Since the early 1980s, thousands of patients prone to irregular and sometimes life threatening heart rhythms have had miniature defibrillators and cardioverters implanted in their bodies. These devices detect onset of abnormal heart rhythms and automatically apply corrective electrical therapy, specifically one or more bursts of electric current, to hearts. When the bursts of electric current are properly sized and timed, they restore normal heart function without human intervention, sparing patients considerable discomfort and often saving their lives.
The typical defibrillator or cardioverter includes a set of electrical leads, which extend from a sealed housing through the veinous system into the inner walls of a heart after implantation. Within the housing are a battery for supplying power, a capacitor for delivering bursts of electric current through the leads to the heart, and monitoring circuitry for monitoring the heart and determining not only when and where to apply the current bursts but also their number and magnitude. The monitoring circuitry generally includes a microprocessor and a memory that stores instructions directing the microprocessor to interpret electrical signals that naturally occur in the heart as normal or abnormal rhythms. For abnormal rhythms, the instructions, or more generally signal-processing algorithm, tell the processor what, if any, electrical therapy should be given to restore normal heart function.
In general, these algorithms use the time intervals between successive heart beats, or cardiac events, as key determinants of therapy decisions.

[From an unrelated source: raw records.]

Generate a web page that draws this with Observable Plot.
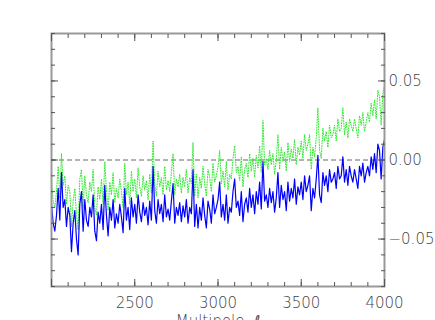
<!DOCTYPE html>
<html><head><meta charset="utf-8">
<script src="https://cdn.jsdelivr.net/npm/d3@7"></script>
<script src="https://cdn.jsdelivr.net/npm/@observablehq/plot@0.6"></script>
<style>body{margin:0;background:#fff} svg{display:block}</style>
</head><body><div id="chart"></div>
<script>
// Multipole ℓ from 2000 to 4000, step 10
const ellStart = 2000;
const ellStep = 10;

// solid blue series
const blueValues = [
  -0.028, -0.040, -0.045, -0.035, -0.018, -0.038, -0.008, -0.030, -0.025, -0.042,
  -0.030, -0.035, -0.058, -0.040, -0.032, -0.050, -0.060, -0.028, -0.020, -0.045,
  -0.025, -0.038, -0.042, -0.030, -0.036, -0.022, -0.045, -0.051, -0.033, -0.040,
  -0.028, -0.044, -0.016, -0.035, -0.048, -0.030, -0.038, -0.025, -0.043, -0.034,
  -0.040, -0.028, -0.036, -0.046, -0.018, -0.038, -0.030, -0.044, -0.024, -0.036,
  -0.028, -0.040, -0.022, -0.033, -0.039, -0.027, -0.035, -0.030, -0.041, -0.026,
  -0.038, -0.004, -0.032, -0.040, -0.025, -0.034, -0.028, -0.039, -0.022, -0.036,
  -0.031, -0.038, -0.026, -0.015, -0.040, -0.030, -0.035, -0.027, -0.039, -0.029,
  -0.036, -0.025, -0.040, -0.030, -0.034, -0.006, -0.042, -0.028, -0.043, -0.030,
  -0.038, -0.024, -0.035, -0.043, -0.026, -0.031, -0.040, -0.022, -0.034, -0.030,
  -0.025, -0.014, -0.036, -0.028, -0.038, -0.022, -0.040, -0.030, -0.033, -0.020,
  -0.012, -0.030, -0.026, -0.035, -0.020, -0.039, -0.028, -0.024, -0.033, -0.018,
  -0.030, -0.022, -0.034, -0.020, -0.028, -0.014, -0.031, -0.001, -0.026, -0.022,
  -0.030, -0.018, -0.027, -0.020, -0.033, -0.024, -0.008, -0.030, -0.016, -0.025,
  -0.020, -0.032, -0.014, -0.026, -0.018, -0.024, -0.012, -0.028, -0.017, -0.022,
  -0.014, -0.025, -0.010, -0.020, -0.016, -0.010, -0.032, -0.018, -0.024, -0.012,
   0.003, -0.022, -0.027, -0.008, -0.016, -0.010, -0.020, -0.006, -0.014, -0.012,
  -0.008, -0.018, -0.004, -0.012, -0.010,  0.002, -0.014, -0.006, -0.016, -0.004,
  -0.010, -0.014, -0.006, -0.012, -0.018, -0.004, -0.010, -0.002, -0.014, -0.008,
  -0.004, -0.010,  0.002, -0.006,  0.004, -0.008,  0.010,  0.006, -0.012,  0.008,
   0.013
];

// dotted green series
const greenValues = [
  -0.014, -0.026, -0.030, -0.020, -0.004, -0.024,  0.004, -0.016, -0.010, -0.028,
  -0.016, -0.020, -0.042, -0.026, -0.018, -0.035, -0.044, -0.012, -0.006, -0.030,
  -0.010, -0.022, -0.027, -0.014, -0.020, -0.006, -0.030, -0.035, -0.017, -0.025,
  -0.012, -0.028, -0.001, -0.019, -0.032, -0.014, -0.022, -0.008, -0.027, -0.018,
  -0.024, -0.012, -0.020, -0.030, -0.002, -0.022, -0.014, -0.028, -0.007, -0.020,
  -0.012, -0.024, -0.005, -0.017, -0.023, -0.010, -0.019, -0.013, -0.025, -0.009,
  -0.021,  0.012, -0.015, -0.023, -0.007, -0.017, -0.011, -0.022, -0.004, -0.019,
  -0.013, -0.020, -0.008,  0.004, -0.022, -0.012, -0.017, -0.009, -0.021, -0.011,
  -0.017, -0.006, -0.021, -0.011, -0.015,  0.011, -0.023, -0.009, -0.024, -0.011,
  -0.018, -0.004, -0.015, -0.023, -0.006, -0.011, -0.020, -0.002, -0.014, -0.010,
  -0.004,  0.006, -0.015, -0.007, -0.017, -0.001, -0.019, -0.009, -0.012,  0.001,
   0.009, -0.008, -0.004, -0.013,  0.002, -0.017, -0.006, -0.002, -0.011,  0.004,
  -0.007,  0.001, -0.011,  0.003, -0.005,  0.009, -0.008,  0.025, -0.003,  0.001,
  -0.006,  0.006, -0.003,  0.004, -0.009,  0.000,  0.016, -0.006,  0.008, -0.001,
   0.005, -0.007,  0.011, -0.001,  0.007,  0.001,  0.013, -0.003,  0.008,  0.003,
   0.012,  0.001,  0.016,  0.006,  0.010,  0.016, -0.006,  0.008,  0.002,  0.014,
   0.033,  0.006,  0.001,  0.020,  0.012,  0.018,  0.008,  0.022,  0.014,  0.016,
   0.022,  0.012,  0.026,  0.018,  0.020,  0.033,  0.016,  0.024,  0.014,  0.026,
   0.022,  0.018,  0.026,  0.020,  0.014,  0.028,  0.022,  0.030,  0.018,  0.024,
   0.030,  0.024,  0.036,  0.028,  0.038,  0.026,  0.044,  0.040,  0.022,  0.042,
   0.047
];

const xLabelTicks = [2500, 3000, 3500, 4000];
const xMajorTicks = [2000, 2500, 3000, 3500, 4000];
const xMinorTicks = [2000, 2100, 2200, 2300, 2400, 2500, 2600, 2700, 2800, 2900, 3000,
                     3100, 3200, 3300, 3400, 3500, 3600, 3700, 3800, 3900, 4000];
const yLabelTicks = [-0.05, 0, 0.05];
const yMinorTicks = [-0.08, -0.07, -0.06, -0.05, -0.04, -0.03, -0.02, -0.01, 0,
                     0.01, 0.02, 0.03, 0.04, 0.05, 0.06, 0.07, 0.08];
const xTitleWord = "Multipole";
const xTitleSymbol = "ℓ";

const rows = blueValues.map((v, i) => ({ell: ellStart + i * ellStep, blue: v, green: greenValues[i]}));

const tickColor = "#555";
const textColor = "#444";
const fmt = d3.format(".2f");

const chart = Plot.plot({
  width: 435, height: 320,
  marginLeft: 51, marginRight: 51, marginTop: 33, marginBottom: 34,
  x: {domain: [2000, 4000]},
  y: {domain: [-0.08, 0.08]},
  style: {fontFamily: "'DejaVu Sans', sans-serif", fontWeight: 200, fontSize: "15px", color: textColor, background: "#fff", overflow: "visible"},
  marks: [
    Plot.ruleY([0], {stroke: "#666", strokeWidth: 1.2, strokeDasharray: "5,3"}),
    Plot.line(rows, {x: "ell", y: "green", stroke: "#2ee82e", strokeWidth: 1, strokeDasharray: "1,1.6"}),
    Plot.line(rows, {x: "ell", y: "blue", stroke: "#0000ff", strokeWidth: 1.2}),
    Plot.frame({stroke: "#999", strokeWidth: 2}),
    Plot.axisX({anchor: "bottom", ticks: xMinorTicks, tickSize: -4, tickFormat: () => "", stroke: tickColor, label: null}),
    Plot.axisX({anchor: "top", ticks: xMinorTicks, tickSize: -4, tickFormat: () => "", stroke: tickColor, label: null}),
    Plot.axisX({anchor: "bottom", ticks: xMajorTicks, tickSize: -7, tickFormat: () => "", stroke: tickColor, label: null}),
    Plot.axisX({anchor: "top", ticks: xMajorTicks, tickSize: -7, tickFormat: () => "", stroke: tickColor, label: null}),
    Plot.axisX({anchor: "bottom", ticks: xLabelTicks, tickSize: 0, tickPadding: 11, tickFormat: d => String(d), label: null, fill: textColor, fontSize: 15}),
    Plot.axisY({anchor: "left", ticks: yMinorTicks, tickSize: -4, tickFormat: () => "", stroke: tickColor, label: null}),
    Plot.axisY({anchor: "right", ticks: yMinorTicks, tickSize: -4, tickFormat: () => "", stroke: tickColor, label: null}),
    Plot.axisY({anchor: "left", ticks: yLabelTicks, tickSize: -7, tickFormat: () => "", stroke: tickColor, label: null}),
    Plot.axisY({anchor: "right", ticks: yLabelTicks, tickSize: -7, tickFormat: () => "", stroke: tickColor, label: null}),
    Plot.axisY({anchor: "right", ticks: yLabelTicks, tickSize: 0, tickPadding: 4, tickFormat: d => fmt(d), label: null, fill: textColor, fontSize: 15}),
    Plot.text([xTitleWord + "  " + xTitleSymbol], {text: d => d, frameAnchor: "bottom", lineAnchor: "top", dy: 29, fill: textColor, fontSize: 15, className: "xtitle"})
  ]
});
document.getElementById("chart").appendChild(chart);
// italicise the ℓ symbol in the axis title
chart.querySelectorAll(".xtitle text").forEach(t => {
  t.textContent = "";
  const a = document.createElementNS("http://www.w3.org/2000/svg", "tspan");
  a.textContent = xTitleWord + "\u00a0\u00a0";
  const b = document.createElementNS("http://www.w3.org/2000/svg", "tspan");
  b.textContent = xTitleSymbol;
  b.setAttribute("font-style", "italic");
  t.appendChild(a); t.appendChild(b);
});
</script>
</body></html>
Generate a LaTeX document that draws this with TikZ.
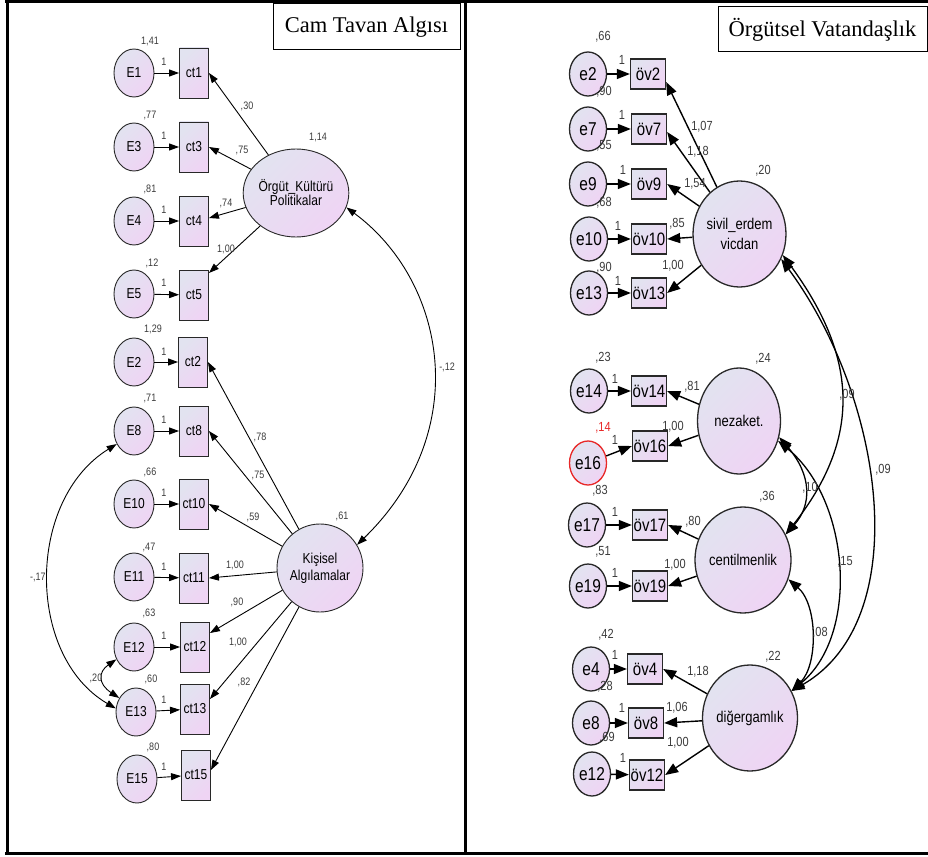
\documentclass[tikz,border=0pt]{standalone}
\usepackage{graphicx}
\usepackage{fontspec}
\setmainfont{Liberation Sans}
\newfontfamily\serifT{Liberation Serif}
\usetikzlibrary{shapes.geometric,arrows.meta}
\definecolor{lavA}{RGB}{226,227,240}
\definecolor{lavB}{RGB}{239,212,244}
\definecolor{edgec}{RGB}{40,40,40}
\definecolor{numc}{RGB}{60,60,60}
\definecolor{redc}{RGB}{232,40,40}
\newcommand\rs[1]{\scalebox{1}[1.2]{#1}}
\begin{document}
\begin{tikzpicture}[x=1pt,y=-1pt,
  shadeF/.style={top color=lavA,bottom color=lavB,shading angle=45},
  errL/.style={ellipse,draw=edgec,line width=0.9pt,shadeF,minimum width=40pt,minimum height=48pt,inner sep=0pt,font=\fontsize{12}{13}\selectfont},
  obsL/.style={rectangle,draw=edgec,line width=0.9pt,shadeF,minimum width=29pt,minimum height=50pt,inner sep=0pt,font=\fontsize{12}{13}\selectfont},
  latL/.style={ellipse,draw=edgec,line width=0.9pt,shadeF,minimum width=86pt,minimum height=88pt,inner sep=0pt,align=center},
  numL/.style={text=numc,font=\fontsize{9}{10}\selectfont,inner sep=0pt},
  arrL/.style={draw=black,line width=0.9pt,-{Triangle[length=10pt,width=7pt]}},
  covL/.style={draw=black,line width=0.9pt,{Triangle[length=10pt,width=7pt]}-{Triangle[length=10pt,width=7pt]}},
  errR/.style={ellipse,draw=edgec,line width=1.3pt,shadeF,minimum width=37pt,minimum height=44pt,inner sep=0pt,font=\fontsize{15.5}{16}\selectfont},
  obsR/.style={rectangle,draw=edgec,line width=1.3pt,shadeF,minimum width=35pt,minimum height=30pt,inner sep=0pt,font=\fontsize{15}{16}\selectfont},
  latR/.style={ellipse,draw=edgec,line width=1.3pt,shadeF,minimum width=83pt,minimum height=106pt,inner sep=0pt,align=center},
  numR/.style={text=numc,font=\fontsize{11}{12}\selectfont,inner sep=0pt},
  arrR/.style={draw=black,line width=1.4pt,-{Triangle[length=13pt,width=10pt]}},
  covR/.style={draw=black,line width=1.3pt,{Triangle[length=13pt,width=10pt]}-{Triangle[length=13pt,width=10pt]}},
  titlebox/.style={draw=black,line width=1pt,inner sep=0pt,font=\serifT\fontsize{22.5}{24}\selectfont}
]
\useasboundingbox (0,0) rectangle (928,856);
\fill[white] (0,0) rectangle (928,856);

% frame
\draw[line width=3pt] (5,2) -- (928,2);
\draw[line width=3pt] (7,2) -- (7,853);
\draw[line width=3pt] (5,853) -- (928,853);
\draw[line width=3pt] (465,2) -- (465,853);

% titles
\node[titlebox,minimum width=187pt,minimum height=46pt] (t1) at (366.5,27) {Cam Tavan Algısı};
\node[titlebox,minimum width=209pt,minimum height=45pt] (t2) at (822.5,29.5) {Örgütsel Vatandaşlık};

% ================= LEFT PANEL =================
\node[errL] (E1)  at (134,73)  {\rs{E1}};
\node[errL] (E3)  at (134,147) {\rs{E3}};
\node[errL] (E4)  at (134,221) {\rs{E4}};
\node[errL] (E5)  at (134,294) {\rs{E5}};
\node[errL] (E2)  at (134,362) {\rs{E2}};
\node[errL] (E8)  at (134,431) {\rs{E8}};
\node[errL] (E10) at (134,504) {\rs{E10}};
\node[errL] (E11) at (134,577) {\rs{E11}};
\node[errL] (E12) at (134,647) {\rs{E12}};
\node[errL] (E13) at (136,712) {\rs{E13}};
\node[errL] (E15) at (137,779) {\rs{E15}};

\node[obsL] (ct1)  at (194,73)  {\rs{ct1}};
\node[obsL] (ct3)  at (194,147) {\rs{ct3}};
\node[obsL] (ct4)  at (194,221) {\rs{ct4}};
\node[obsL] (ct5)  at (194,295) {\rs{ct5}};
\node[obsL] (ct2)  at (193,362) {\rs{ct2}};
\node[obsL] (ct8)  at (194,431) {\rs{ct8}};
\node[obsL] (ct10) at (194,504) {\rs{ct10}};
\node[obsL] (ct11) at (194,578) {\rs{ct11}};
\node[obsL] (ct12) at (195,647) {\rs{ct12}};
\node[obsL] (ct13) at (195,709) {\rs{ct13}};
\node[obsL] (ct15) at (196,775) {\rs{ct15}};

\node[latL,font=\fontsize{12}{14}\selectfont] (L1) at (296,193) {\rs{Örgüt\_Kültürü}\\\rs{Politikalar}};
\node[latL,font=\fontsize{12}{17}\selectfont] (L2) at (320,568) {\rs{Kişisel}\\\rs{Algılamalar}};

\foreach \a/\b in {E1/ct1,E3/ct3,E4/ct4,E5/ct5,E2/ct2,E8/ct8,E10/ct10,E11/ct11,E12/ct12,E13/ct13,E15/ct15}
  \draw[arrL] (\a) -- (\b);

\draw[arrL] (L1) -- (ct1.east);
\draw[arrL] (L1) -- (ct3.east);
\draw[arrL] (L1) -- ([yshift=3pt]ct4.east);
\draw[arrL] (L1) -- ([yshift=22pt]ct5.east);
\draw[arrL] (L2) -- (ct2.east);
\draw[arrL] (L2) -- (ct8.east);
\draw[arrL] (L2) -- (ct10.east);
\draw[arrL] (L2) -- (ct11.east);
\draw[arrL] (L2) -- ([yshift=14pt]ct12.east);
\draw[arrL] (L2) -- ([yshift=10pt]ct13.east);
\draw[arrL] (L2) -- ([yshift=5pt]ct15.east);

\draw[covL] (L1.-16) .. controls (445,280) and (475,430) .. (L2.32);
\draw[covL] (E8.217) .. controls (26,500) and (26,656) .. (E13.170);
\draw[covL] (E12.215) .. controls (98,672) and (98,684) .. (E13.140);

% left numbers
\foreach \t/\x/\y in {{1,41}/150/41, {,77}/150/115, {,81}/150/189, {,12}/152/263, {1,29}/153/329, {,71}/150/398, {,66}/150/472, {,47}/149/547, {,63}/149/613, {,60}/151/679, {,80}/153/747}
  \node[numL] at (\x,\y) {\rs{\t}};
\node[numL] (n30) at (247,106) {\rs{,30}};
\node[numL] (n75) at (242,150) {\rs{,75}};
\node[numL] (n74) at (226,203) {\rs{,74}};
\node[numL] (n100a) at (226,249) {\rs{1,00}};
\node[numL] (n114) at (318,137) {\rs{1,14}};
\node[numL] (n78) at (260,437) {\rs{,78}};
\node[numL] (n75b) at (258,475) {\rs{,75}};
\node[numL] (n59) at (253,517) {\rs{,59}};
\node[numL] (n61) at (342,516) {\rs{,61}};
\node[numL] (n100b) at (235,565) {\rs{1,00}};
\node[numL] (n90) at (237,602) {\rs{,90}};
\node[numL] (n100c) at (238,642) {\rs{1,00}};
\node[numL] (n82) at (244,682) {\rs{,82}};
\node[numL] (n12) at (447,367) {\rs{-,12}};
\node[numL] (n17) at (38,577) {\rs{-,17}};
\node[numL] (n20) at (96,678) {\rs{,20}};
\foreach \y in {62,136,210,283,352,420,493,567,636,700,767}
  \node[numL] at (164,\y) {\rs{1}};

% ================= RIGHT PANEL =================
\node[errR] (e2)  at (588,74)  {\rs{e2}};
\node[errR] (e7)  at (588,129) {\rs{e7}};
\node[errR] (e9)  at (588,184) {\rs{e9}};
\node[errR] (e10) at (589,239) {\rs{e10}};
\node[errR] (e13) at (589,293) {\rs{e13}};
\node[errR] (e14) at (589,391) {\rs{e14}};
\node[errR,draw=redc] (e16) at (588,463) {\rs{e16}};
\node[errR] (e17) at (587,525) {\rs{e17}};
\node[errR] (e19) at (588,586) {\rs{e19}};
\node[errR] (e4)  at (591,669) {\rs{e4}};
\node[errR] (e8)  at (591,723) {\rs{e8}};
\node[errR] (e12) at (592,774) {\rs{e12}};

\node[obsR] (ov2)  at (648,74)  {\rs{öv2}};
\node[obsR] (ov7)  at (649,129) {\rs{öv7}};
\node[obsR] (ov9)  at (649,184) {\rs{öv9}};
\node[obsR] (ov10) at (649,239) {\rs{öv10}};
\node[obsR] (ov13) at (649,293) {\rs{öv13}};
\node[obsR] (ov14) at (649,391) {\rs{öv14}};
\node[obsR] (ov16) at (650,446) {\rs{öv16}};
\node[obsR] (ov17) at (650,525) {\rs{öv17}};
\node[obsR] (ov19) at (650,586) {\rs{öv19}};
\node[obsR] (ov4)  at (645,669) {\rs{öv4}};
\node[obsR] (ov8)  at (646,723) {\rs{öv8}};
\node[obsR] (ov12) at (647,775) {\rs{öv12}};

\node[latR,font=\fontsize{13}{20}\selectfont] (sivil) at (739.5,234) {\rs{sivil\_erdem}\\\rs{vicdan}};
\node[latR,font=\fontsize{13}{14}\selectfont] (nez) at (739,421) {\rs{nezaket.}};
\node[latR,font=\fontsize{13}{14}\selectfont] (cent) at (743,560) {\rs{centilmenlik}};
\node[latR,font=\fontsize{13}{14}\selectfont] (dig) at (750,718) {\rs{diğergamlık}};

\foreach \a/\b in {e2/ov2,e7/ov7,e9/ov9,e10/ov10,e13/ov13,e14/ov14,e17/ov17,e19/ov19,e4/ov4,e8/ov8,e12/ov12}
  \draw[arrR] (\a) -- (\b);
\draw[arrR] (e16) -- (ov16.west);

\draw[arrR] (sivil) -- ([yshift=-8pt]ov2.east);
\draw[arrR] (sivil) -- ([yshift=-3pt]ov7.east);
\draw[arrR] (sivil) -- (ov9.east);
\draw[arrR] (sivil) -- (ov10.east);
\draw[arrR] (sivil) -- (ov13.east);
\draw[arrR] (nez) -- (ov14.east);
\draw[arrR] (nez) -- (ov16.east);
\draw[arrR] (cent) -- (ov17.east);
\draw[arrR] (cent) -- (ov19.east);
\draw[arrR] (dig) -- (ov4.east);
\draw[arrR] (dig) -- (ov8.east);
\draw[arrR] (dig) -- (ov12.east);

\draw[covR] (sivil.-26) .. controls (860,360) and (860,440) .. (cent.31);
\draw[covR] (sivil.-31) .. controls (885,400) and (915,620) .. (dig.33);
\draw[covR] (nez.-22) .. controls (812,475) and (812,505) .. (cent.31);
\draw[covR] (nez.-27) .. controls (850,500) and (860,634) .. (dig.33);
\draw[covR] (cent.-23) .. controls (818,605) and (818,665) .. (dig.33);

% right numbers
\foreach \t/\x/\y in {{,66}/603/37, {,90}/604/92, {,55}/604/146, {,68}/604/203, {,90}/604/268, {,23}/603/358, {,83}/600/491, {,51}/603/552, {,42}/606/635, {,28}/605/687, {,69}/607/738, {,20}/763/171, {,24}/763/359, {,36}/767/497, {,22}/773/657}
  \node[numR] at (\x,\y) {\rs{\t}};
\node[numR,text=redc] (n14) at (603,428) {\rs{,14}};
\node[numR] (r107) at (702,127) {\rs{1,07}};
\node[numR] (r118) at (698,152) {\rs{1,18}};
\node[numR] (r154) at (695,184) {\rs{1,54}};
\node[numR] (r85) at (677,224) {\rs{,85}};
\node[numR] (r100a) at (673,266) {\rs{1,00}};
\node[numR] (r81) at (692,387) {\rs{,81}};
\node[numR] (r100b) at (673,427) {\rs{1,00}};
\node[numR] (r80) at (693,522) {\rs{,80}};
\node[numR] (r100c) at (675,565) {\rs{1,00}};
\node[numR] (r118b) at (698,672) {\rs{1,18}};
\node[numR] (r106) at (677,708) {\rs{1,06}};
\node[numR] (r100d) at (678,743) {\rs{1,00}};
\node[numR] (c09a) at (847,395) {\rs{,09}};
\node[numR] (c09b) at (883,470) {\rs{,09}};
\node[numR] (c10) at (810,488) {\rs{,10}};
\node[numR] (c15) at (845,562) {\rs{,15}};
\node[numR] (c08) at (820,633) {\rs{,08}};
\foreach \x/\y in {622/60,622/115,623/170,618/226,618/281,615/379,615/440,615/512,615/573,615/655,622/708,623/758}
  \node[numR] at (\x,\y) {\rs{1}};
\end{tikzpicture}
\end{document}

Thus, to ensure the validity of therapy decisions, it is very important to ensure accuracy of these intervals.
Determining these intervals can be especially problematic in dual-chamber defibrillation and cardioversion devices, which monitor the beats of two chambers of the heart, such as the left ventricle and the left atrium. In these devices, there is a significant risk of mistaking a ventricle beat for an atrial beat, and therefore counting too many atrial beats and miscalculating some atrial intervals (the time between atrial beats). Because of this risk, many dual-chamber devices use a technique, known as cross-chamber blanking, to ensure accuracy of atrial interval measurements.
Cross-chamber blanking entails using a blanking period to prevent sensing atrial beats for a certain time period after the last ventricular beat. In other words, atrial sensing is temporarily disabled after each ventricular beat to prevent mistaking the ventricular beat for an atrial beat. In conventional dual-chamber devices, the length, or duration, of the blanking period is fixed during manufacture and cannot be tailored to fit the unique needs of some patients. Accordingly, the inventors recognized a need for dual-chamber defibrillation and cardioversion devices that have programmable cross-chamber blanking periods.